On 3/4/21 6:50 PM, Stefan Monnier wrote:
The abstract states:
"In the DDC technique, source code is compiled twice: once with a
second (trusted) compiler (using the source code of the compiler’s
parent), and then the compiler source code is compiled using the
result of the first compilation. If the result is bit-for-bit
identical with the untrusted executable, then the source code
accurately represents the executable."
I find the above to be unclear:
Of course, it's an abstract. You can read the paper for more
details. Basically:
Take an existing untrusted compiler whose source code is A and binary
is cA. You check that:
cA == cA(A)
if it's not the case (or if you don't have access to the source code
A), the DDC technique can't be used. If it is the case, you have
just checked that `A` is indeed the source code for `cA`.
You have checked that 'cA' can reproduce itself given 'A' as input.
This is the key feature of the TT attack -- the machine code executable
'cA' contains a backdoor, but the source code 'A' does not.
The backdoor source code was removed from 'A' once the backdoor machine
code injection was working in 'cA'. The backdoor machine code injection
in 'cA' is what perpetuates the TT attack whenever 'cA' is recompiled
from 'A'.
Then take a trusted compiler whose source code is T. Now compile it
with `cA`:
cT = cA(T)
and then use this new compiler binary `cT` to compile `A` a second
time:
cA2 = cT(A)
finally compare `cA` and `cA2`. If they're bit-for-bit identical,
then you're good: `cA` doesn't seem to have any hidden trojan horse.
You need to not only trust that [T] does what you think it does, but
also that any attacker who may have infected `cA` hasn't seen [T]
and can't have guessed enough of its content to be able to properly
infect `cT`.
Thanks for the explanation.
AIUI compilers have been studied so extensively that their production is
largely automated. Create an EBNF specification, feed it through a tool
chain (lex, yacc, cc, as, ld, etc.), and you end up with a compiler.

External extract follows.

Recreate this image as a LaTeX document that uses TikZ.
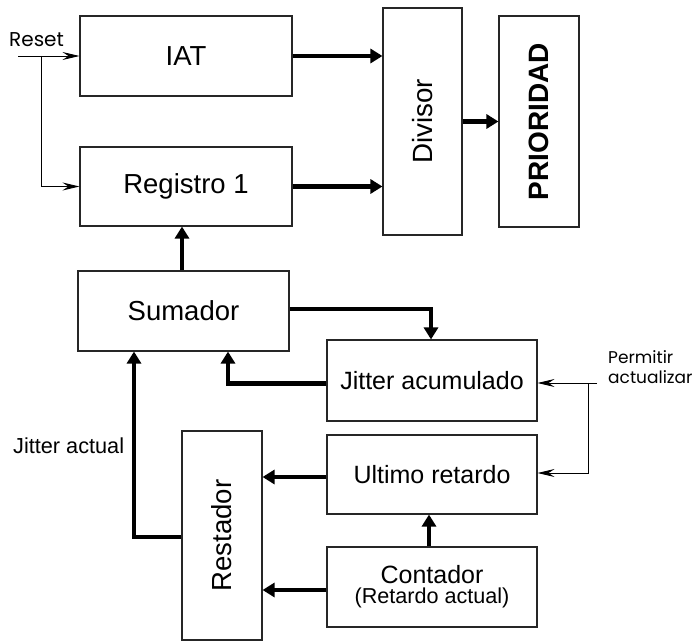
\documentclass[tikz,border=0pt]{standalone}
\usepackage{fontspec}
\setmainfont{Liberation Sans}
\newfontfamily\geofont{Poppins}
\usetikzlibrary{arrows.meta}
\begin{document}
\begin{tikzpicture}[x=1pt,y=-1pt,
  block/.style={draw=black!85, line width=1.1pt, inner sep=0pt, align=center},
  big/.style={font=\fontsize{27.5}{30}\selectfont},
  mid/.style={font=\fontsize{25}{28}\selectfont},
  flow/.style={line width=4.5pt, -{Triangle[length=12pt,width=14pt]}},
  ctrl/.style={line width=0.9pt, -{Stealth[length=17pt,width=8pt,inset=6pt]}},
  note/.style={inner sep=0pt, font=\geofont\fontsize{17}{19.5}\selectfont, align=left},
]
\useasboundingbox (0,0) rectangle (694,642);

% upper row: inputs, divider and result
\node[block, big, minimum width=212pt, minimum height=80pt] (iat) at (186,56) {IAT};
\node[block, big, minimum width=212pt, minimum height=79pt] (reg) at (186,186.5) {Registro 1};
\node[block, minimum width=79pt, minimum height=227pt] (div) at (422.5,121.5)
  {\rotatebox{90}{\fontsize{27.8}{30}\selectfont Divisor}};
\node[block, minimum width=80pt, minimum height=211pt] (pri) at (539,121.5)
  {\rotatebox{90}{\fontsize{28}{30}\selectfont\bfseries PRIORIDAD}};

% jitter accumulation loop
\node[block, big, minimum width=211pt, minimum height=80pt] (sum) at (183.5,311) {Sumador};
\node[block, mid, minimum width=210pt, minimum height=81pt] (jit) at (432,380.5) {Jitter acumulado};
\node[block, mid, minimum width=210pt, minimum height=79pt] (ult) at (432,474.5) {Ultimo retardo};
\node[block, minimum width=210pt, minimum height=80pt] (con) at (432,587)
  {{\fontsize{25}{22}\selectfont Contador}\\[3pt]{\fontsize{21.6}{22}\selectfont (Retardo actual)}};
\node[block, minimum width=80pt, minimum height=209pt] (res) at (222,535.5)
  {\rotatebox{90}{\fontsize{27.6}{30}\selectfont Restador}};

% free labels
\node[note, anchor=base west, font=\geofont\fontsize{20}{22}\selectfont] (rlab) at (9,47) {Reset};
\node[note, anchor=base west] (plab) at (608,383) {Permitir\\actualizar};
\node[inner sep=0pt, anchor=base west, font=\fontsize{21.7}{24}\selectfont] (jlab) at (13,453) {Jitter actual};

% reset inputs
\coordinate (rin) at (18,56);
\coordinate (rsplit) at (41,56);
\draw[ctrl] (rin) -- (iat.west);
\draw[ctrl] (rsplit) |- (reg.west);

% update enable inputs
\coordinate (pin) at (597,383);
\coordinate (psplit) at (588,383);
\draw[ctrl] (pin) -- (pin -| jit.east);
\draw[ctrl] (psplit) |- ([yshift=1.5pt]ult.east);

% data paths
\draw[flow] (iat.east) -- (iat.east -| div.west);
\draw[flow] (reg.east) -- (reg.east -| div.west);
\draw[flow] (div.east) -- (pri.west);
\draw[flow] ([xshift=-1.5pt]sum.north) -- ([xshift=-1.5pt]sum.north |- reg.south);
\draw[flow] ([yshift=2pt]sum.east) -| ([xshift=-1pt]jit.north);
\draw[flow] ([yshift=-3pt]jit.west) -| ([xshift=44.5pt]sum.south);
\draw[flow] ([yshift=-1.5pt]res.west) -| ([xshift=-49.5pt]sum.south);
\draw[flow] ([yshift=-2.5pt]ult.west) -- ([yshift=-2.5pt]ult.west -| res.east);
\draw[flow] ([yshift=-3pt]con.west) -- ([yshift=-3pt]con.west -| res.east);
\draw[flow] ([xshift=-3pt]con.north) -- ([xshift=-3pt]ult.south);
\end{tikzpicture}
\end{document}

The process is known and the results are predictable; especially with
standards-based languages such as C. So, a skilled attacker will know
what you're doing, how you are doing it, and may be able to produce a
'cA' that infects both 'A' and 'T'.
If you are going to produce source code for a trusted compiler 'T', then
you should also produce an executable 'cT'. AIUI this can be done by
writing a simplified compiler in some other language 'a', using that to
create an intermediate compiler 'aT = a(T)', and using that to produce
the compiler 'cT = aT(T)'. (One more step of 'cT = cT(a)' may be
required to obtain a fixed point binary.) Now you can compare 'cA' to
'cT(A)' and see the back door directly.
David